Cette interprétation est justifiée aussi par l'accueil du public lors de festivals et de conventions (Paris Est Ludique, Orléans Joue, FLIP, Fête du Jeu). Le jeu est plébiscité par les jeunes joueurs, par les vieux joueurs qui aimeraient s'y remettre et par certains non-joueurs qui acceptent quand même d'y jouer. Les plus critiques sont les historicistes invétérés qui se reconnaîtront peut-être.
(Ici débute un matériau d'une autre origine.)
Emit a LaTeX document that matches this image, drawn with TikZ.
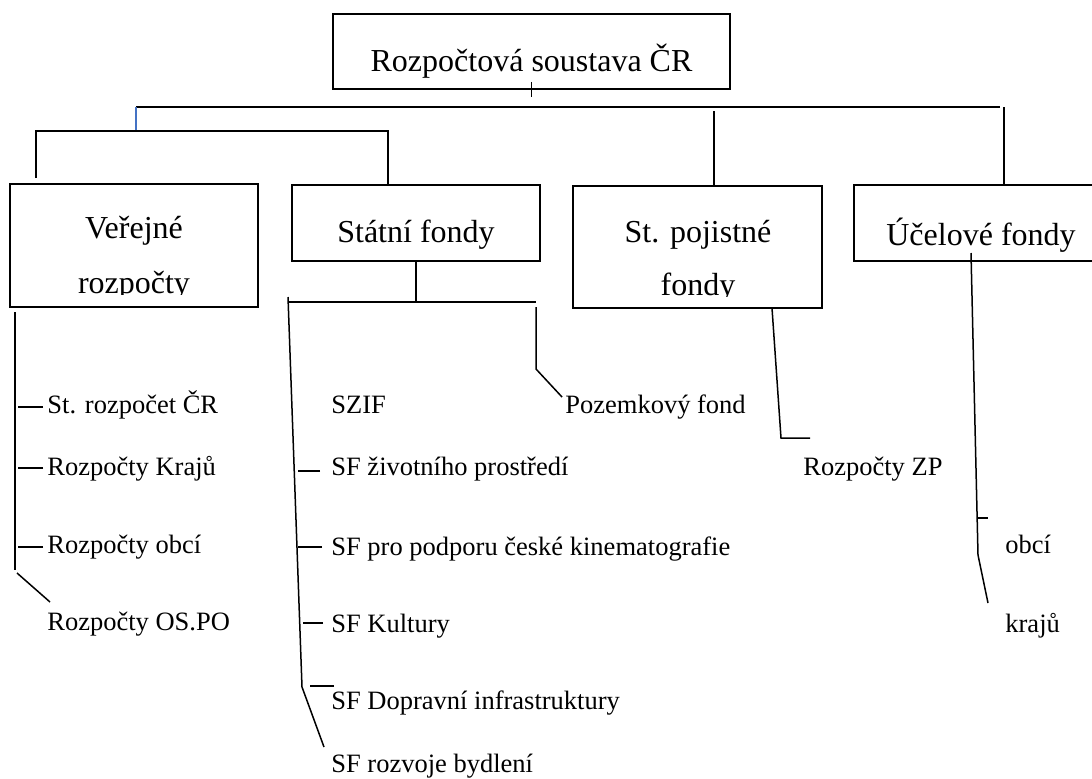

Même un certain RafPark dit du bien de DBA, c'est dire !

Pourquoi tout le monde n'y joue pas ?

J'ai identifié plusieurs raisons qui ne vont étonner personne : l'austérité assumée (ou non) du matériel de jeu, l'absence de côté "prêt-à-jouer" et le thème historique qui peut rebuter pas mal de monde (un peu comme les maths en fait !). Le fait que le hasard soit prépondérant peut aussi être un frein à l'adoption du jeu mais je pense que c'est secondaire quand on voit le nombre de jeux de chattard qui ont du succès. D'un autre côté, Mortem et Gloriam vient de sortir en français et j'espère que l'auteur ne va pas penser à en publier une version d'initiation.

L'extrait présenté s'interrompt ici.